Monday, 27 February 2012

A Dear John Letter.

Dear John (Or Archbishop John Sentamu, as you're more commonly known),

Hello, it's me, Emily. You may remember me from the time you baptised me on Easter Sunday:

How are you doing? I hope things are well at your end. Anyway, since I got baptised in 2006, a lot of things have happened. I worked for the church, I did a lot of missions, I set up a children's charity, I lost my faith (but that's another extremely long story for another time). Guessing things have been pretty busy your end too.

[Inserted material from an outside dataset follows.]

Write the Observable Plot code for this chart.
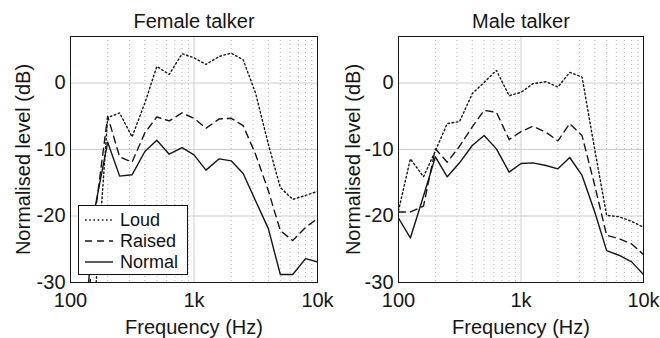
<!DOCTYPE html>
<html>
<head>
<meta charset="utf-8">
<script src="https://cdn.jsdelivr.net/npm/d3@7"></script>
<script src="https://cdn.jsdelivr.net/npm/@observablehq/plot@0.6"></script>
<style>
  html, body { margin: 0; padding: 0; background: #fff; }
  #wrap { position: relative; width: 660px; height: 338px; overflow: hidden; background: #fff; font-family: "Liberation Sans", Arial, sans-serif; }
  #wrap > svg { position: absolute; top: 0; }
  .legend { position: absolute; left: 78px; top: 205px; width: 110px; height: 70px; border: 1px solid #111; background: #fff; box-sizing: border-box; }
  .legend .row { position: absolute; left: 0; height: 22px; display: flex; align-items: center; font-size: 18px; color: #111; }
  .legend svg { margin-left: 6px; margin-right: 7px; }
</style>
</head>
<body>
<div id="wrap"></div>
<script>
// ---- data ----
const series = ["Loud", "Raised", "Normal"];
const femaleFreqs = [125, 160, 200, 250, 315, 400, 500, 630, 800, 1000, 1250, 1600, 2000, 2500, 3150, 4000, 5000, 6300, 8000, 10000];
const femaleLoud   = [-45, -31, -5.2, -4.5, -8.1, -3.0, 2.5, 1.3, 4.4, 3.8, 2.8, 4.0, 4.5, 3.5, -1.5, -9.2, -15.7, -17.5, -16.9, -16.3];
const femaleRaised = [-45, -19, -5.0, -11.1, -11.9, -7.5, -5.1, -5.7, -4.5, -5.3, -6.8, -5.4, -5.3, -6.4, -10.7, -16.2, -22.2, -23.7, -21.7, -20.4];
const femaleNormal = [-40, -18.2, -8.9, -14.0, -13.8, -10.3, -8.6, -10.7, -9.7, -10.8, -13.1, -11.4, -11.7, -13.6, -17.7, -21.9, -28.8, -28.8, -26.4, -26.9];

const maleFreqs = [100, 125, 160, 200, 250, 315, 400, 500, 630, 800, 1000, 1250, 1600, 2000, 2500, 3150, 4000, 5000, 6300, 8000, 10000];
const maleLoud   = [-19.2, -11.4, -14.1, -10.2, -6.1, -5.8, -1.6, 0.1, 1.9, -1.9, -1.4, -0.1, 0.2, -0.6, 1.6, 0.9, -10.0, -19.9, -20.1, -20.8, -21.7];
const maleRaised = [-19.4, -19.4, -18.5, -9.9, -11.9, -9.5, -6.6, -4.1, -4.4, -8.5, -7.3, -6.5, -7.4, -8.7, -6.1, -7.9, -15.4, -22.9, -23.4, -24.2, -25.8];
const maleNormal = [-20.3, -23.3, -17.0, -11.1, -14.1, -12.0, -9.4, -7.9, -9.9, -13.4, -12.1, -12.0, -12.4, -12.9, -11.2, -13.9, -19.4, -25.2, -25.9, -26.9, -28.8];

const xTicks = [100, 1000, 10000];
const xTickLabels = ["100", "1k", "10k"];
const xMinor = [200, 300, 400, 500, 600, 700, 800, 900, 2000, 3000, 4000, 5000, 6000, 7000, 8000, 9000];
const yTicks = [-30, -20, -10, 0];
const yDomain = [-30, 7];
const xDomain = [100, 10000];
const titles = ["Female talker", "Male talker"];
const xLabel = "Frequency (Hz)";
const yLabel = "Normalised level (dB)";

// ---- styles ----
const dash = {Loud: "1.6,2.6", Raised: "7,5", Normal: null};
const ink = "#161616";

function rows(freqs, loud, raised, normal) {
  const out = [];
  const vals = {Loud: loud, Raised: raised, Normal: normal};
  for (const s of series) freqs.forEach((f, i) => out.push({series: s, f, v: vals[s][i]}));
  return out;
}

function panel(title, data, ml, mr, yLabelDx) {
  const lines = series.map(s => Plot.line(data.filter(d => d.series === s), {
    x: "f", y: "v", stroke: ink, strokeWidth: 1.4,
    strokeDasharray: dash[s] || undefined, clip: true
  }));
  return Plot.plot({
    width: 330, height: 338,
    marginLeft: ml, marginRight: mr, marginTop: 36, marginBottom: 56,
    style: {fontFamily: "'Liberation Sans', Arial, sans-serif", fontSize: "20px", color: ink, background: "transparent", overflow: "visible"},
    x: {type: "log", domain: xDomain},
    y: {domain: yDomain},
    marks: [
      Plot.ruleX(xMinor, {stroke: "#b0b0b0", strokeDasharray: "1,3", strokeWidth: 1}),
      Plot.ruleX(xTicks, {stroke: "#cfcfcf", strokeWidth: 1}),
      Plot.ruleY(yTicks, {stroke: "#cfcfcf", strokeWidth: 1}),
      ...lines,
      Plot.frame({stroke: ink, strokeWidth: 1}),
      Plot.axisX(xTicks, {tickSize: 0, tickPadding: 10, fontSize: 20, tickFormat: (d) => xTickLabels[xTicks.indexOf(d)], label: null}),
      Plot.axisY(yTicks, {tickSize: 0, tickPadding: 5, fontSize: 20, tickFormat: d => String(d), label: null, dy: 0}),
      Plot.text([title], {frameAnchor: "top", dy: -15, fontSize: 20, fill: ink, lineAnchor: "middle"}),
      Plot.text([xLabel], {frameAnchor: "bottom", dy: 45, fontSize: 20, fill: ink, lineAnchor: "middle"}),
      Plot.text([yLabel], {frameAnchor: "left", dx: yLabelDx, rotate: -90, fontSize: 20, fill: ink, textAnchor: "middle", lineAnchor: "middle"})
    ]
  });
}

const wrap = document.getElementById("wrap");
const left = panel(titles[0], rows(femaleFreqs, femaleLoud, femaleRaised, femaleNormal), 70, 13, -47);
left.style.left = "0px";
wrap.appendChild(left);
const right = panel(titles[1], rows(maleFreqs, maleLoud, maleRaised, maleNormal), 68, 17, -45);
right.style.left = "330px";
wrap.appendChild(right);

// legend
const leg = document.createElement("div");
leg.className = "legend";
series.forEach((s, i) => {
  const r = document.createElement("div");
  r.className = "row";
  r.style.top = (3 + i * 21) + "px";
  r.innerHTML = `<svg width="28" height="10"><line x1="0" x2="28" y1="5" y2="5" stroke="${ink}" stroke-width="1.4" ${dash[s] ? `stroke-dasharray="${dash[s]}"` : ""}/></svg><span>${s}</span>`;
  leg.appendChild(r);
});
wrap.appendChild(leg);
</script>
</body>
</html>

I'm writing to you because I can't fail to notice that you've decided to write a column in the Sun on Sunday. I have to say, even though I'm no longer a Christian, I'm massively disappointed in this choice. You were always a member of clergy who I respected. You had strong ethical standpoints and you weren't afraid to show them. You chopped up your dog collar in an act of political protest. you've always been outspoken. I really did respect you.

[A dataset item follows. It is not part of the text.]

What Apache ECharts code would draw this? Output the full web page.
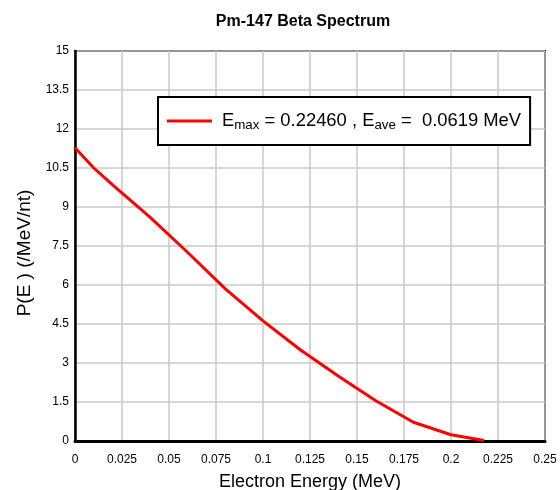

And yet, you choose to write for the Sun on Sunday, a "newspaper" founded on the priciples of corruption and lies. I struggle enough with the fact that the Church of England, an organisation I used to be associated with, an organisation I worked for, has £9 million of shares in News International and BSkyB. Not just because it means that the Church are invested in the press, which obviously impacts whether or not that press is able to speak freely, but also because of the hypocritical nature of the Church being invested into the soft porn industry. I wonder if you could explain to me how it's ok for the church to invest into soft porn whilst simultaneously telling Christians that they shouldn't have sex before marriage?

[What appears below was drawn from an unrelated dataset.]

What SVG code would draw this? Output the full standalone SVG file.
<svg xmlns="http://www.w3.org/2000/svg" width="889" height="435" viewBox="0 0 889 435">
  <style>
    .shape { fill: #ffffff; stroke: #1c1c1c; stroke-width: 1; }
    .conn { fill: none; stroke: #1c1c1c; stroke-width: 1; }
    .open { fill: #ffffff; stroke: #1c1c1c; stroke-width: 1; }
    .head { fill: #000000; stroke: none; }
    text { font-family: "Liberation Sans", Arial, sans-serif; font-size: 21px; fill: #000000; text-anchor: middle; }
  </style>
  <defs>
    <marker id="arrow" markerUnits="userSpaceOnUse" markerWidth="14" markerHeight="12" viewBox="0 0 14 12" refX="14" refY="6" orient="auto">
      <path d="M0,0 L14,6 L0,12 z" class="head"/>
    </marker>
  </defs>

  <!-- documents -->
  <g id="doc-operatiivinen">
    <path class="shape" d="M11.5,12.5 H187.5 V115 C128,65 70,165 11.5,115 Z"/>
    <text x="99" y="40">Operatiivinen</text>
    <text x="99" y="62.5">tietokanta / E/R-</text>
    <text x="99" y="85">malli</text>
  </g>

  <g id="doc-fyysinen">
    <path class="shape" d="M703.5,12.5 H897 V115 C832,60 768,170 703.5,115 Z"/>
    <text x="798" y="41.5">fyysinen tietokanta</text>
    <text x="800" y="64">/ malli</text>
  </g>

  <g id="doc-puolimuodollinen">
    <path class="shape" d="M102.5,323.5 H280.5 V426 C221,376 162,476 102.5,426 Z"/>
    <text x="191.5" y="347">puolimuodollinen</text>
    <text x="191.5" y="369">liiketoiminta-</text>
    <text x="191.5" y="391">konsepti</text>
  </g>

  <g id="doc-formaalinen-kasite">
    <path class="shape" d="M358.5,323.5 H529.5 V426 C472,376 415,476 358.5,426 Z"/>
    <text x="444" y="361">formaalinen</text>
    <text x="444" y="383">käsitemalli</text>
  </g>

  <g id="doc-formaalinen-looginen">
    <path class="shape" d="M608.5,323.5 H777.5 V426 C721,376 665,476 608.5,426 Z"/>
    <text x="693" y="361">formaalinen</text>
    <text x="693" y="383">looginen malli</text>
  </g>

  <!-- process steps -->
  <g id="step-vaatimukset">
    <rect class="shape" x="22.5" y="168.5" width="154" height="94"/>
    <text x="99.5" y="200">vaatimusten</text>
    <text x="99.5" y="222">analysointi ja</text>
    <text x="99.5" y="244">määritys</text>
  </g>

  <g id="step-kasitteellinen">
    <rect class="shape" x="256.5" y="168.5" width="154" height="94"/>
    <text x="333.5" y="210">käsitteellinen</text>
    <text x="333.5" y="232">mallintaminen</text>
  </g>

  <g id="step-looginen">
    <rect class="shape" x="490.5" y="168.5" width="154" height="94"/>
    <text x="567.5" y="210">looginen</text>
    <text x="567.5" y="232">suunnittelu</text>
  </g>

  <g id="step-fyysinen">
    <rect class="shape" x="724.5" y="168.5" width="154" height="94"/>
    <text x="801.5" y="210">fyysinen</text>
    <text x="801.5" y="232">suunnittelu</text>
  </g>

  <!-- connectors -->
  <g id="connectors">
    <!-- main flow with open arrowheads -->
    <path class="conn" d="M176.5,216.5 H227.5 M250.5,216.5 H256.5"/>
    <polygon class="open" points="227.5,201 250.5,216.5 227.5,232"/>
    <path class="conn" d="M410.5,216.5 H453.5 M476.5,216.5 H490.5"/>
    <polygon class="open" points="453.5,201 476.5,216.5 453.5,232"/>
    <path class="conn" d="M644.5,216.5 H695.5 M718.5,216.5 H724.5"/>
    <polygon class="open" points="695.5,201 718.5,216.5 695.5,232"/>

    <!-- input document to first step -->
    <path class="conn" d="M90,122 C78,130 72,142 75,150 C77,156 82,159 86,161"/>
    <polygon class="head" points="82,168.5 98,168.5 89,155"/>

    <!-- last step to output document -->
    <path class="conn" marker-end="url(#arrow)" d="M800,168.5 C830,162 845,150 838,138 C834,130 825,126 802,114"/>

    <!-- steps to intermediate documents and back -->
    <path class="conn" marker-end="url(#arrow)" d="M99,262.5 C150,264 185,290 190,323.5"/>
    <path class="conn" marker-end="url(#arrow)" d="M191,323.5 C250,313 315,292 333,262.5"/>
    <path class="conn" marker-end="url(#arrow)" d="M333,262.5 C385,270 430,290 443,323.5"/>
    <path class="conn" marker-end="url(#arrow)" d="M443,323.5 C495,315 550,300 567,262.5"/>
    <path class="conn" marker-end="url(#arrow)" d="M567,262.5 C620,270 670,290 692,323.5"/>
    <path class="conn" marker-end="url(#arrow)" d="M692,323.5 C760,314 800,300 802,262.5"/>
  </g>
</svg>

But the worst thing is, you're now a contributor to the Sun on Sunday, to something associated with hacking and scandal and lies and poor journalism. I'm assuming that you'll say you're attempting to communicate with the people, that you're reaching them where they're at, that this is an opportunity to speak to people on their own level, but I can't help but feel dismay and confusion about why you'd make this decision. I no longer choose to associate with the church, I no longer maintain anything close to a Christian faith, but I don't understand your decision on this.

I'd very much appreciate it if you'd take the time to respond.